What you should do: Quote the data exactly, first line to the line containing "Chart.register(...registerables);", with no pictures.

Supplied data:
::::
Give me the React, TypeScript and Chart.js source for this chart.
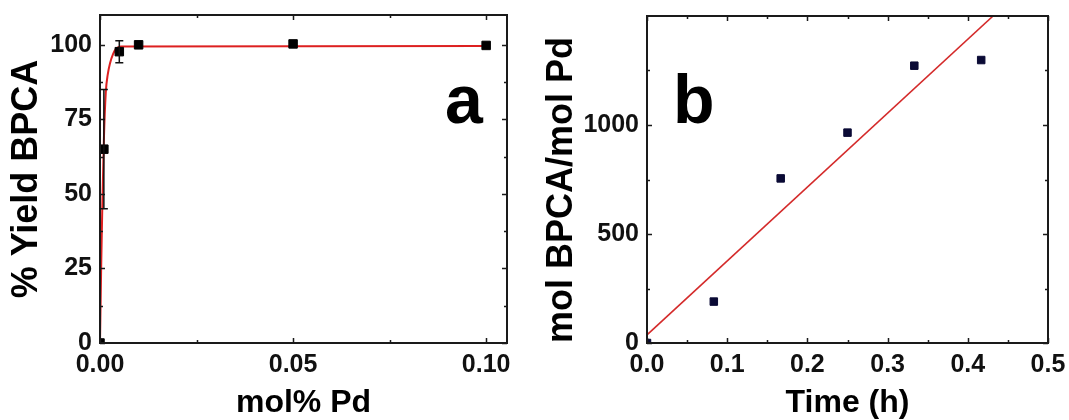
import React, { useEffect, useRef } from 'react';
import { Chart, registerables } from 'chart.js';

Chart.register(...registerables);

// ---------- Panel a data ----------
const molPd = [0, 0.001, 0.005, 0.01, 0.05, 0.1];
const yieldBPCA = [0, 65, 97.7, 100, 100.3, 99.8];
const yieldErr = [0, 20, 3.7, 0, 0, 0];
const fitMolPd = [0, 0.0003, 0.0006, 0.001, 0.0015, 0.002, 0.0034, 0.0054, 0.1];
const fitYield = [0, 25, 46, 68, 84, 90, 97, 99.4, 99.6];
const xTicksA = [0, 0.05, 0.1];
const xTickLabelsA = ['0.00', '0.05', '0.10'];
const xMinorA = [0.025, 0.075];
const yTicksA = [0, 25, 50, 75, 100];
const yTickLabelsA = ['0', '25', '50', '75', '100'];
const yMinorA = [12.5, 37.5, 62.5, 87.5];

// ---------- Panel b data ----------
const timeH = [0, 0.0833, 0.1667, 0.25, 0.3333, 0.4167];
const tonBPCA = [0, 190, 755, 965, 1272, 1298];
const fitTime = [0, 0.4315];
const fitTon = [37, 1500];
const xTicksB = [0, 0.1, 0.2, 0.3, 0.4, 0.5];
const xTickLabelsB = ['0.0', '0.1', '0.2', '0.3', '0.4', '0.5'];
const xMinorB = [0.05, 0.15, 0.25, 0.35, 0.45];
const yTicksB = [0, 500, 1000];
const yTickLabelsB = ['0', '500', '1000'];
const yMinorB = [250, 750, 1250];

const FONT = '"Liberation Sans", Arial, Helvetica, sans-serif';
const INK = '#111111';

const framePlugin = {
  id: 'frame',
  afterDatasetsDraw(chart: any, _args: any, opts: any) {
    const { ctx, chartArea: a, scales } = chart;
    const xs = scales.x;
    const ys = scales.y;
    ctx.save();
    ctx.strokeStyle = '#1a1a1a';
    ctx.lineWidth = 1.5;
    const major = 5;
    const minor = 3;
    const drawX = (vals: number[], len: number) => {
      vals.forEach((v) => {
        const px = Math.round(xs.getPixelForValue(v)) + 0.5;
        ctx.beginPath();
        ctx.moveTo(px, a.bottom);
        ctx.lineTo(px, a.bottom - len);
        ctx.moveTo(px, a.top);
        ctx.lineTo(px, a.top + len);
        ctx.stroke();
      });
    };
    const drawY = (vals: number[], len: number) => {
      vals.forEach((v) => {
        const py = Math.round(ys.getPixelForValue(v)) + 0.5;
        ctx.beginPath();
        ctx.moveTo(a.left, py);
        ctx.lineTo(a.left + len, py);
        ctx.moveTo(a.right, py);
        ctx.lineTo(a.right - len, py);
        ctx.stroke();
      });
    };
    drawX(opts.xMajor, major);
    drawX(opts.xMinor, minor);
    drawY(opts.yMajor, major);
    drawY(opts.yMinor, minor);
    ctx.lineWidth = 2;
    ctx.strokeRect(a.left, a.top, a.right - a.left, a.bottom - a.top);
    ctx.restore();
  },
};

const errorBarPlugin = {
  id: 'errorBars',
  afterDatasetsDraw(chart: any, _args: any, opts: any) {
    if (!opts || !opts.err) return;
    const { ctx, scales } = chart;
    const xs = scales.x;
    const ys = scales.y;
    const ds = chart.data.datasets[opts.datasetIndex];
    ctx.save();
    ctx.strokeStyle = '#111';
    ctx.lineWidth = 1.5;
    ds.data.forEach((p: any, i: number) => {
      const e = opts.err[i];
      if (!e) return;
      const px = xs.getPixelForValue(p.x);
      const top = ys.getPixelForValue(p.y + e);
      const bot = ys.getPixelForValue(p.y - e);
      ctx.beginPath();
      ctx.moveTo(px, top);
      ctx.lineTo(px, bot);
      ctx.moveTo(px - 4, top);
      ctx.lineTo(px + 4, top);
      ctx.moveTo(px - 4, bot);
      ctx.lineTo(px + 4, bot);
      ctx.stroke();
    });
    ctx.restore();
  },
};

const panelLabelPlugin = {
  id: 'panelLabel',
  afterDraw(chart: any, _args: any, opts: any) {
    if (!opts || !opts.text) return;
    const { ctx, chartArea: a } = chart;
    ctx.save();
    ctx.font = `bold 68px ${FONT}`;
    ctx.fillStyle = '#000';
    ctx.textBaseline = 'alphabetic';
    ctx.textAlign = 'left';
    const x = opts.fromRight ? a.right - opts.dx : a.left + opts.dx;
    ctx.fillText(opts.text, x, a.top + opts.dy);
    ctx.restore();
  },
};

function axis(opts: {
  min: number;
  max: number;
  ticks: number[];
  labels: string[];
  title: string;
  titleSize: number;
  titlePadding: any;
  titleLineHeight: number;
  titleAlign?: string;
  tickSize: number;
  tickPadding: number;
  fit: (s: any) => void;
}) {
  return {
    type: 'linear',
    min: opts.min,
    max: opts.max,
    afterBuildTicks: (s: any) => {
      s.ticks = opts.ticks.map((v) => ({ value: v }));
    },
    afterFit: (s: any) => {
      opts.fit(s);
      s.paddingTop = 0;
      s.paddingBottom = 0;
      s.paddingLeft = 0;
      s.paddingRight = 0;
    },
    ticks: {
      autoSkip: false,
      maxRotation: 0,
      minRotation: 0,
      padding: opts.tickPadding,
      color: INK,
      font: { family: FONT, size: opts.tickSize, weight: 'bold' },
      callback: (_v: any, i: number) => opts.labels[i],
    },
    grid: { display: false, drawTicks: false, tickLength: 0 },
    border: { display: false },
    title: {
      display: true,
      text: opts.title,
      color: '#000',
      align: opts.titleAlign || 'center',
      padding: opts.titlePadding,
      font: { family: FONT, size: opts.titleSize, weight: 'bold', lineHeight: opts.titleLineHeight },
    },
  };
}

function ChartA() {
  const ref = useRef<HTMLCanvasElement>(null);
  useEffect(() => {
    const chart = new Chart(ref.current as HTMLCanvasElement, {
      type: 'scatter',
      data: {
        datasets: [
          {
            data: fitMolPd.map((x, i) => ({ x, y: fitYield[i] })),
            showLine: true,
            borderColor: '#dd2020',
            borderWidth: 2,
            pointRadius: 0,
            cubicInterpolationMode: 'monotone',
            clip: 0,
            order: 2,
          } as any,
          {
            data: molPd.map((x, i) => ({ x, y: yieldBPCA[i] })),
            showLine: false,
            pointStyle: 'rect',
            pointRadius: 6,
            backgroundColor: '#000',
            borderColor: '#000',
            borderWidth: 1,
            clip: 0,
            order: 1,
          } as any,
        ],
      },
      options: {
        responsive: false,
        animation: false,
        events: [],
        layout: { padding: { top: 15, right: 28, left: 0, bottom: 0 } },
        scales: {
          x: axis({
            min: 0,
            max: 0.1054,
            ticks: xTicksA,
            labels: xTickLabelsA,
            title: 'mol% Pd',
            titleSize: 32,
            titleLineHeight: 1,
            titlePadding: { top: 0, bottom: 1 },
            tickSize: 25,
            tickPadding: 7,
            fit: (s: any) => {
              s.height = 77;
            },
          }) as any,
          y: axis({
            min: 0,
            max: 110,
            ticks: yTicksA,
            labels: yTickLabelsA,
            title: '% Yield BPCA',
            titleSize: 36,
            titleLineHeight: 1.2,
            titlePadding: { top: 5, bottom: 0 },
            tickSize: 25,
            tickPadding: 8,
            fit: (s: any) => {
              s.width = 100;
            },
          }) as any,
        },
        plugins: {
          legend: { display: false },
          tooltip: { enabled: false },
          frame: { xMajor: xTicksA, xMinor: xMinorA, yMajor: yTicksA, yMinor: yMinorA },
          errorBars: { err: yieldErr, datasetIndex: 1 },
          panelLabel: { text: 'a', fromRight: true, dx: 62, dy: 108 },
        } as any,
      },
      plugins: [framePlugin, errorBarPlugin, panelLabelPlugin],
    });
    return () => chart.destroy();
  }, []);
  return (
    <canvas
      ref={ref}
      width={535}
      height={420}
      style={{ position: 'absolute', left: 0, top: 0, width: 535, height: 420, display: 'block' }}
    />
  );
}

function ChartB() {
  const ref = useRef<HTMLCanvasElement>(null);
  useEffect(() => {
    const chart = new Chart(ref.current as HTMLCanvasElement, {
      type: 'scatter',
      data: {
        datasets: [
          {
            data: fitTime.map((x, i) => ({ x, y: fitTon[i] })),
            showLine: true,
            borderColor: '#d42a2a',
            borderWidth: 1.6,
            pointRadius: 0,
            clip: 0,
            order: 2,
          } as any,
          {
            data: timeH.map((x, i) => ({ x, y: tonBPCA[i] })),
            showLine: false,
            pointStyle: 'rect',
            pointRadius: 5.3,
            backgroundColor: '#0a0a35',
            borderColor: '#0a0a35',
            borderWidth: 1,
            clip: 0,
            order: 1,
          } as any,
        ],
      },
      options: {
        responsive: false,
        animation: false,
        events: [],
        layout: { padding: { top: 16, right: 21, left: 0, bottom: 0 } },
        scales: {
          x: axis({
            min: 0,
            max: 0.5,
            ticks: xTicksB,
            labels: xTickLabelsB,
            title: 'Time (h)',
            titleSize: 32,
            titleLineHeight: 1,
            titlePadding: { top: 0, bottom: 1 },
            tickSize: 25,
            tickPadding: 7,
            fit: (s: any) => {
              s.height = 77;
            },
          }) as any,
          y: axis({
            min: 0,
            max: 1500,
            ticks: yTicksB,
            labels: yTickLabelsB,
            title: 'mol BPCA/mol Pd',
            titleSize: 36,
            titleLineHeight: 1.2,
            titleAlign: 'start',
            titlePadding: { top: 5, bottom: 0 },
            tickSize: 25,
            tickPadding: 8,
            fit: (s: any) => {
              s.width = 112;
            },
          }) as any,
        },
        plugins: {
          legend: { display: false },
          tooltip: { enabled: false },
          frame: { xMajor: xTicksB, xMinor: xMinorB, yMajor: yTicksB, yMinor: yMinorB },
          panelLabel: { text: 'b', fromRight: false, dx: 26, dy: 107 },
        } as any,
      },
      plugins: [framePlugin, panelLabelPlugin],
    });
    return () => chart.destroy();
  }, []);
  return (
    <canvas
      ref={ref}
      width={534}
      height={420}
      style={{ position: 'absolute', left: 535, top: 0, width: 534, height: 420, display: 'block' }}
    />
  );
}

export default function App() {
  return (
    <div
      style={{
        position: 'fixed',
        left: 0,
        top: 0,
        width: 1069,
        height: 420,
        background: '#ffffff',
        overflow: 'hidden',
      }}
    >
      <ChartA />
      <ChartB />
    </div>
  );
}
::::
Solution for this exercise:
Give me the React, TypeScript and Chart.js source for this chart.
import React, { useEffect, useRef } from 'react';
import { Chart, registerables } from 'chart.js';

Chart.register(...registerables);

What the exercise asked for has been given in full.